Return all of the data exactly as written, without the pictures.

* * *

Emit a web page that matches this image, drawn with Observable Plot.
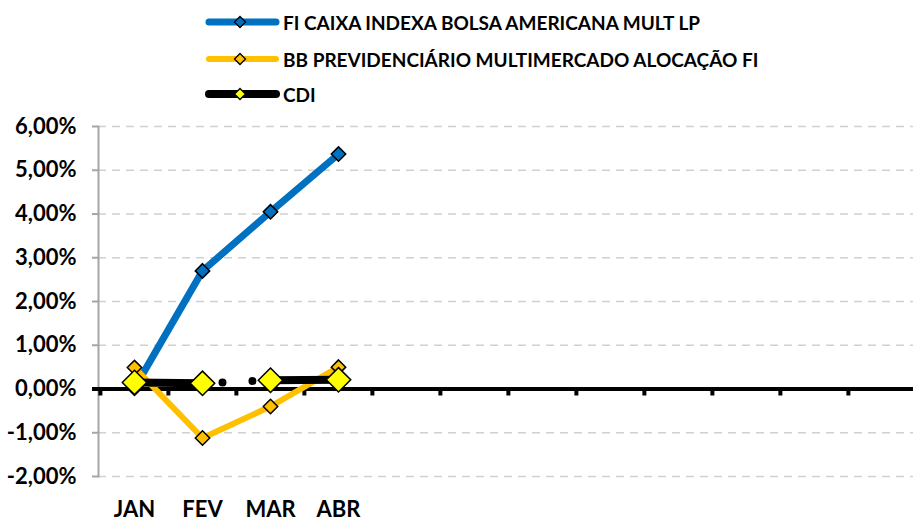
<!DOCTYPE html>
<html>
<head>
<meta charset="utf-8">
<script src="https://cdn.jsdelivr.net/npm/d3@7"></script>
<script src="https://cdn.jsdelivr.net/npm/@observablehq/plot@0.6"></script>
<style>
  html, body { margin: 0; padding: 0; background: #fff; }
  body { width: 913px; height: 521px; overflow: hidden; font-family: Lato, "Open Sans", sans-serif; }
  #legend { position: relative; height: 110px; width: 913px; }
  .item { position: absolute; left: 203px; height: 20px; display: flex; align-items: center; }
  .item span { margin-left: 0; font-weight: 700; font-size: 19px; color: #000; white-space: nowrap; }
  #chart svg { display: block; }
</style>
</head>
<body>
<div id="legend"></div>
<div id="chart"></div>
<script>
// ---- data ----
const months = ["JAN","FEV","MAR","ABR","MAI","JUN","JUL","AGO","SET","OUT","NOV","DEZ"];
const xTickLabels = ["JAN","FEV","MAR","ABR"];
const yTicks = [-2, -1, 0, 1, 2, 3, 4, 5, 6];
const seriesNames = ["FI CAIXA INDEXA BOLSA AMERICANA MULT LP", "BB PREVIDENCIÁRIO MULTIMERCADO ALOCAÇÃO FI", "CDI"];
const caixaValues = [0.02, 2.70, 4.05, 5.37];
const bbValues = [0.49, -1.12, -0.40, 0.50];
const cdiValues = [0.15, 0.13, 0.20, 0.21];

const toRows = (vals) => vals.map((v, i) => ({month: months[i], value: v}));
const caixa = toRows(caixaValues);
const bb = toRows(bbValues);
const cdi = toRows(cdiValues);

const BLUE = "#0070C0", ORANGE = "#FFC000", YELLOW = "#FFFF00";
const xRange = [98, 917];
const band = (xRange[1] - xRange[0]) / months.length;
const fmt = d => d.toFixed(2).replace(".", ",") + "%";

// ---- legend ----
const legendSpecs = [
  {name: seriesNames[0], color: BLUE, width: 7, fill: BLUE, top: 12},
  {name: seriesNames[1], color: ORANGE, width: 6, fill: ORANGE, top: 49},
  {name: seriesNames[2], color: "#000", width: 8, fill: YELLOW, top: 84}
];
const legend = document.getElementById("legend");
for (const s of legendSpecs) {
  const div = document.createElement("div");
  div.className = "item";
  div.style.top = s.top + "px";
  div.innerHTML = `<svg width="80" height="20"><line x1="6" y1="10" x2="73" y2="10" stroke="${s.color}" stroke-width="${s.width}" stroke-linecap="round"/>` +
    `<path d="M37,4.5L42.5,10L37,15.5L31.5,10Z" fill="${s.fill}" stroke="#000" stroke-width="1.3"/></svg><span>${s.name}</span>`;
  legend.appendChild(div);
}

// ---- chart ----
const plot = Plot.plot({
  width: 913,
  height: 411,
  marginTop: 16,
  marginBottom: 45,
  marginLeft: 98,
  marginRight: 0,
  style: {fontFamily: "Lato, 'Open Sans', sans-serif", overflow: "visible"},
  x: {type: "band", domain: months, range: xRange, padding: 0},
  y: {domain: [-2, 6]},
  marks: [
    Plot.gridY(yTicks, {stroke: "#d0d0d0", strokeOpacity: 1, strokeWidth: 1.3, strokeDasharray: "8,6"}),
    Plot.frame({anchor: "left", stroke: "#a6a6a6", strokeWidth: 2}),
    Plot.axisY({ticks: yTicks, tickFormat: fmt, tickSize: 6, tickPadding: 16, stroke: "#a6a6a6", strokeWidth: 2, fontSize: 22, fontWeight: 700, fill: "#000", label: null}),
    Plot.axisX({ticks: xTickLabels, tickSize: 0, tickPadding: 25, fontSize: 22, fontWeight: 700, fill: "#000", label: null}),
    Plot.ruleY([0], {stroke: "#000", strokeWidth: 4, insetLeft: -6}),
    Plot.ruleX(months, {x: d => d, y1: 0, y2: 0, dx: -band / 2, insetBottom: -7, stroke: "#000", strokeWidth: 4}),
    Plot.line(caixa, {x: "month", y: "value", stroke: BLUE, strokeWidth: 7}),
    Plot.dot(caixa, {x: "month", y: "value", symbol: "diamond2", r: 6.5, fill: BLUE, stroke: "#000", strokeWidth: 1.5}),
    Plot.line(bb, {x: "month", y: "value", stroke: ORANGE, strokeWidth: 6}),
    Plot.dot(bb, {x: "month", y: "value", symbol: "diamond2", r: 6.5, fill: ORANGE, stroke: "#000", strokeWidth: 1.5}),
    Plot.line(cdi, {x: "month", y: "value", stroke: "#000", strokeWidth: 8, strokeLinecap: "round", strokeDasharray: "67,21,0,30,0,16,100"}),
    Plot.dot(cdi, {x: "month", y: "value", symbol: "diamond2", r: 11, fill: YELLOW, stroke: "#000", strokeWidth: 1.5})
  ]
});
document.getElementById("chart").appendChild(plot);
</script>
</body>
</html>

* * *

**Exercise response**:
Emit a web page that matches this image, drawn with Observable Plot.
<!DOCTYPE html>
<html>
<head>
<meta charset="utf-8">
<script src="https://cdn.jsdelivr.net/npm/d3@7"></script>
<script src="https://cdn.jsdelivr.net/npm/@observablehq/plot@0.6"></script>
<style>
  html, body { margin: 0; padding: 0; background: #fff; }
  body { width: 913px; height: 521px; overflow: hidden; font-family: Lato, "Open Sans", sans-serif; }
  #legend { position: relative; height: 110px; width: 913px; }
  .item { position: absolute; left: 203px; height: 20px; display: flex; align-items: center; }
  .item span { margin-left: 0; font-weight: 700; font-size: 19px; color: #000; white-space: nowrap; }
  #chart svg { display: block; }
</style>
</head>
<body>
<div id="legend"></div>
<div id="chart"></div>
<script>
// ---- data ----
const months = ["JAN","FEV","MAR","ABR","MAI","JUN","JUL","AGO","SET","OUT","NOV","DEZ"];
const xTickLabels = ["JAN","FEV","MAR","ABR"];
const yTicks = [-2, -1, 0, 1, 2, 3, 4, 5, 6];
const seriesNames = ["FI CAIXA INDEXA BOLSA AMERICANA MULT LP", "BB PREVIDENCIÁRIO MULTIMERCADO ALOCAÇÃO FI", "CDI"];
const caixaValues = [0.02, 2.70, 4.05, 5.37];
const bbValues = [0.49, -1.12, -0.40, 0.50];
const cdiValues = [0.15, 0.13, 0.20, 0.21];

const toRows = (vals) => vals.map((v, i) => ({month: months[i], value: v}));
const caixa = toRows(caixaValues);
const bb = toRows(bbValues);
const cdi = toRows(cdiValues);

const BLUE = "#0070C0", ORANGE = "#FFC000", YELLOW = "#FFFF00";
const xRange = [98, 917];
const band = (xRange[1] - xRange[0]) / months.length;
const fmt = d => d.toFixed(2).replace(".", ",") + "%";

// ---- legend ----
const legendSpecs = [
  {name: seriesNames[0], color: BLUE, width: 7, fill: BLUE, top: 12},
  {name: seriesNames[1], color: ORANGE, width: 6, fill: ORANGE, top: 49},
  {name: seriesNames[2], color: "#000", width: 8, fill: YELLOW, top: 84}
];
const legend = document.getElementById("legend");
for (const s of legendSpecs) {
  const div = document.createElement("div");
  div.className = "item";
  div.style.top = s.top + "px";
  div.innerHTML = `<svg width="80" height="20"><line x1="6" y1="10" x2="73" y2="10" stroke="${s.color}" stroke-width="${s.width}" stroke-linecap="round"/>` +
    `<path d="M37,4.5L42.5,10L37,15.5L31.5,10Z" fill="${s.fill}" stroke="#000" stroke-width="1.3"/></svg><span>${s.name}</span>`;
  legend.appendChild(div);
}

// ---- chart ----
const plot = Plot.plot({
  width: 913,
  height: 411,
  marginTop: 16,
  marginBottom: 45,
  marginLeft: 98,
  marginRight: 0,
  style: {fontFamily: "Lato, 'Open Sans', sans-serif", overflow: "visible"},
  x: {type: "band", domain: months, range: xRange, padding: 0},
  y: {domain: [-2, 6]},
  marks: [
    Plot.gridY(yTicks, {stroke: "#d0d0d0", strokeOpacity: 1, strokeWidth: 1.3, strokeDasharray: "8,6"}),
    Plot.frame({anchor: "left", stroke: "#a6a6a6", strokeWidth: 2}),
    Plot.axisY({ticks: yTicks, tickFormat: fmt, tickSize: 6, tickPadding: 16, stroke: "#a6a6a6", strokeWidth: 2, fontSize: 22, fontWeight: 700, fill: "#000", label: null}),
    Plot.axisX({ticks: xTickLabels, tickSize: 0, tickPadding: 25, fontSize: 22, fontWeight: 700, fill: "#000", label: null}),
    Plot.ruleY([0], {stroke: "#000", strokeWidth: 4, insetLeft: -6}),
    Plot.ruleX(months, {x: d => d, y1: 0, y2: 0, dx: -band / 2, insetBottom: -7, stroke: "#000", strokeWidth: 4}),
    Plot.line(caixa, {x: "month", y: "value", stroke: BLUE, strokeWidth: 7}),
    Plot.dot(caixa, {x: "month", y: "value", symbol: "diamond2", r: 6.5, fill: BLUE, stroke: "#000", strokeWidth: 1.5}),
    Plot.line(bb, {x: "month", y: "value", stroke: ORANGE, strokeWidth: 6}),
    Plot.dot(bb, {x: "month", y: "value", symbol: "diamond2", r: 6.5, fill: ORANGE, stroke: "#000", strokeWidth: 1.5}),
    Plot.line(cdi, {x: "month", y: "value", stroke: "#000", strokeWidth: 8, strokeLinecap: "round", strokeDasharray: "67,21,0,30,0,16,100"}),
    Plot.dot(cdi, {x: "month", y: "value", symbol: "diamond2", r: 11, fill: YELLOW, stroke: "#000", strokeWidth: 1.5})
  ]
});
document.getElementById("chart").appendChild(plot);
</script>
</body>
</html>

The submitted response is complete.